LIN’s biggest market presence includes Big 3 network and UPN affiliates in Indianapolis; Hartford-New Haven, Conn.; Buffalo, N.Y.; Providence; Norfolk-Portsmouth, Va.; and Grand Rapids.
Another more immediate opportunity may be for LIN to assume management or partial ownership of some of the Paxson stations from NBC, which is 35 percent owner with a right to acquire more. Discussions are ongoing.
Those or other stations eventually could be integrated into LIN’s existing joint partnership with NBC.
Even after making an unsuccessful run to acquire Fisher Broadcasting earlier this
year, LIN continues in conversations with a number of broadcasters about potential station swaps, acquisitions and even broader mergers. Some analysts said it is most likely to morph through another series of smaller mergers and acquisitions or maybe one big strategic merger.
Publicly traded small cap companies on the order of LIN TV include Sinclair Broadcast Group, Young Broadcasting, Gray Television, Fisher Broadcasting, Granite Broadcasting, Liberty Corp. (not Liberty Media Corp.) and Acme TV.

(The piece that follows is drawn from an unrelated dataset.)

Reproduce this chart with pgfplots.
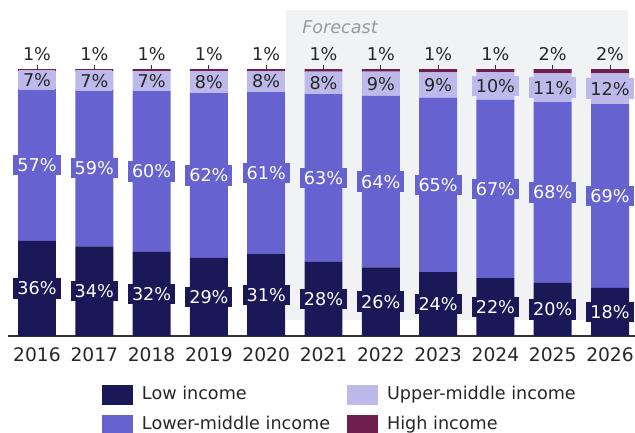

Sinclair Broadcast Group, Meredith, McGraw-Hill and Hearst-Argyle Television are among the other groups also looking to immediately double up in their markets under the proposed rule changes-any of which also could be merger partners for LIN, analysts said.
LIN suffered a jolt earlier this year when its traditional broadcast business revenues faltered in the aftermath of the war in Iraq. Having missed its first-quarter earnings targets, LIN withdrew and has not restated financial guidance for the year.
Drew Marcus, an analyst at Deutsche Bank who lowered his 2003 earnings estimate but is generally bullish on LIN, views it as a blip. The primary news stations that account for 60 percent of LIN’s revenue were down in the low single digits in first-quarter revenue, with NBC affiliates suffering from negative year-ago Olympics comparisons, though CBS affiliates were stronger.